══ RAW DATA
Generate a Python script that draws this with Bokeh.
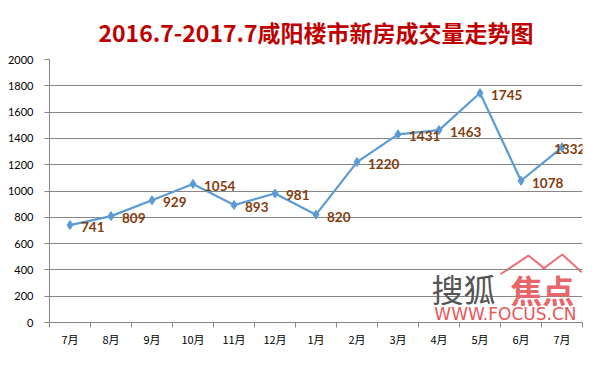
from bokeh.plotting import figure
from bokeh.models import ColumnDataSource, FixedTicker, Range1d, Label
from bokeh.embed import file_html
from bokeh.resources import INLINE
from bokeh.core.properties import value

title_text = "2016.7-2017.7咸阳楼市新房成交量走势图"
months = ["7月", "8月", "9月", "10月", "11月", "12月", "1月", "2月", "3月", "4月", "5月", "6月", "7月"]
volumes = [741, 809, 929, 1054, 893, 981, 820, 1220, 1431, 1463, 1745, 1078, 1332]
y_ticks = [0, 200, 400, 600, 800, 1000, 1200, 1400, 1600, 1800, 2000]

n = len(months)
xs = list(range(n))
offsets = [11] * (n - 1) + [-8]
src = ColumnDataSource(dict(x=xs, y=volumes, label=[str(v) for v in volumes], off=offsets))

p = figure(width=585, height=349, output_backend="svg", toolbar_location=None,
           x_range=Range1d(-0.5, n - 0.5), y_range=Range1d(y_ticks[0], y_ticks[-1]),
           min_border_left=49, min_border_right=3, min_border_top=59, min_border_bottom=23)
p.outline_line_color = None
p.background_fill_color = "white"
p.border_fill_color = "white"

p.title.text = title_text
p.title.align = "center"
p.title.offset = -15
p.title.standoff = 22
p.title.text_font = "Noto Sans CJK SC"
p.title.text_font_size = "23px"
p.title.text_font_style = "bold"
p.title.text_color = "#C00000"

# axes
p.yaxis.ticker = FixedTicker(ticks=y_ticks)
p.yaxis.axis_line_color = "#868686"
p.yaxis.major_tick_line_color = "#868686"
p.yaxis.major_tick_out = 5
p.yaxis.major_tick_in = 0
p.yaxis.minor_tick_line_color = None
p.yaxis.major_label_text_font = "Lato"
p.yaxis.major_label_text_font_size = "11px"
p.yaxis.major_label_text_color = "black"
p.yaxis.major_label_standoff = 11

p.xaxis.ticker = FixedTicker(ticks=xs, minor_ticks=[i - 0.5 for i in range(n + 1)])
p.xaxis.major_label_overrides = {i: m for i, m in enumerate(months)}
p.xaxis.axis_line_color = "#868686"
p.xaxis.major_tick_line_color = None
p.xaxis.minor_tick_line_color = "#868686"
p.xaxis.minor_tick_out = 5
p.xaxis.minor_tick_in = 0
p.xaxis.major_label_text_font = "Noto Sans CJK SC"
p.xaxis.major_label_text_font_size = "11px"
p.xaxis.major_label_text_color = "black"
p.xaxis.major_label_standoff = 2

p.xgrid.grid_line_color = None
p.ygrid.ticker = FixedTicker(ticks=y_ticks)
p.ygrid.grid_line_color = "#868686"
p.ygrid.grid_line_width = 1

# watermark (搜狐焦点 logo)
p.add_layout(Label(x=9.6, y=262, text="搜狐", text_font="Noto Sans CJK SC", text_font_size="32px",
                   text_color="#555555", text_align="center", text_baseline="middle", level="underlay"))
p.add_layout(Label(x=11.52, y=255, text="焦点", text_font="Noto Sans CJK SC", text_font_size="32px",
                   text_font_style="bold", text_color="#E8666A", text_align="center",
                   text_baseline="middle", level="underlay"))
p.add_layout(Label(x=10.62, y=62, text="WWW.FOCUS.CN", text_font="DejaVu Sans", text_font_size="17px",
                   text_color="#E8575A", text_align="center", text_baseline="middle", level="underlay"))
p.line(x=[10.5, 11.18, 11.6], y=[367, 509, 404], line_color="#EB7375", line_width=2, level="underlay")
p.line(x=[11.52, 12.01, 12.48], y=[404, 517, 382], line_color="#EB7375", line_width=2, level="underlay")

# series
p.line(x="x", y="y", source=src, line_color="#5B9BD5", line_width=2.2)
p.scatter(x="x", y="y", source=src, marker="diamond", size=9, fill_color="#5B9BD5",
          line_color="#5B9BD5")
p.text(x="x", y="y", text="label", source=src, x_offset="off", y_offset=2, text_baseline="middle",
       text_font=value("Lato"), text_font_size="13.5px", text_font_style="bold", text_color="#843C0C")

open("out.html", "w").write(file_html(p, INLINE))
════
OBJECTIVE -> Output the material word for word, omitting its pictures.

TASK OUTPUT ->
Generate a Python script that draws this with Bokeh.
from bokeh.plotting import figure
from bokeh.models import ColumnDataSource, FixedTicker, Range1d, Label
from bokeh.embed import file_html
from bokeh.resources import INLINE
from bokeh.core.properties import value

title_text = "2016.7-2017.7咸阳楼市新房成交量走势图"
months = ["7月", "8月", "9月", "10月", "11月", "12月", "1月", "2月", "3月", "4月", "5月", "6月", "7月"]
volumes = [741, 809, 929, 1054, 893, 981, 820, 1220, 1431, 1463, 1745, 1078, 1332]
y_ticks = [0, 200, 400, 600, 800, 1000, 1200, 1400, 1600, 1800, 2000]

n = len(months)
xs = list(range(n))
offsets = [11] * (n - 1) + [-8]
src = ColumnDataSource(dict(x=xs, y=volumes, label=[str(v) for v in volumes], off=offsets))

p = figure(width=585, height=349, output_backend="svg", toolbar_location=None,
           x_range=Range1d(-0.5, n - 0.5), y_range=Range1d(y_ticks[0], y_ticks[-1]),
           min_border_left=49, min_border_right=3, min_border_top=59, min_border_bottom=23)
p.outline_line_color = None
p.background_fill_color = "white"
p.border_fill_color = "white"

p.title.text = title_text
p.title.align = "center"
p.title.offset = -15
p.title.standoff = 22
p.title.text_font = "Noto Sans CJK SC"
p.title.text_font_size = "23px"
p.title.text_font_style = "bold"
p.title.text_color = "#C00000"

# axes
p.yaxis.ticker = FixedTicker(ticks=y_ticks)
p.yaxis.axis_line_color = "#868686"
p.yaxis.major_tick_line_color = "#868686"
p.yaxis.major_tick_out = 5
p.yaxis.major_tick_in = 0
p.yaxis.minor_tick_line_color = None
p.yaxis.major_label_text_font = "Lato"
p.yaxis.major_label_text_font_size = "11px"
p.yaxis.major_label_text_color = "black"
p.yaxis.major_label_standoff = 11

p.xaxis.ticker = FixedTicker(ticks=xs, minor_ticks=[i - 0.5 for i in range(n + 1)])
p.xaxis.major_label_overrides = {i: m for i, m in enumerate(months)}
p.xaxis.axis_line_color = "#868686"
p.xaxis.major_tick_line_color = None
p.xaxis.minor_tick_line_color = "#868686"
p.xaxis.minor_tick_out = 5
p.xaxis.minor_tick_in = 0
p.xaxis.major_label_text_font = "Noto Sans CJK SC"
p.xaxis.major_label_text_font_size = "11px"
p.xaxis.major_label_text_color = "black"
p.xaxis.major_label_standoff = 2

p.xgrid.grid_line_color = None
p.ygrid.ticker = FixedTicker(ticks=y_ticks)
p.ygrid.grid_line_color = "#868686"
p.ygrid.grid_line_width = 1

# watermark (搜狐焦点 logo)
p.add_layout(Label(x=9.6, y=262, text="搜狐", text_font="Noto Sans CJK SC", text_font_size="32px",
                   text_color="#555555", text_align="center", text_baseline="middle", level="underlay"))
p.add_layout(Label(x=11.52, y=255, text="焦点", text_font="Noto Sans CJK SC", text_font_size="32px",
                   text_font_style="bold", text_color="#E8666A", text_align="center",
                   text_baseline="middle", level="underlay"))
p.add_layout(Label(x=10.62, y=62, text="WWW.FOCUS.CN", text_font="DejaVu Sans", text_font_size="17px",
                   text_color="#E8575A", text_align="center", text_baseline="middle", level="underlay"))
p.line(x=[10.5, 11.18, 11.6], y=[367, 509, 404], line_color="#EB7375", line_width=2, level="underlay")
p.line(x=[11.52, 12.01, 12.48], y=[404, 517, 382], line_color="#EB7375", line_width=2, level="underlay")

# series
p.line(x="x", y="y", source=src, line_color="#5B9BD5", line_width=2.2)
p.scatter(x="x", y="y", source=src, marker="diamond", size=9, fill_color="#5B9BD5",
          line_color="#5B9BD5")
p.text(x="x", y="y", text="label", source=src, x_offset="off", y_offset=2, text_baseline="middle",
       text_font=value("Lato"), text_font_size="13.5px", text_font_style="bold", text_color="#843C0C")

open("out.html", "w").write(file_html(p, INLINE))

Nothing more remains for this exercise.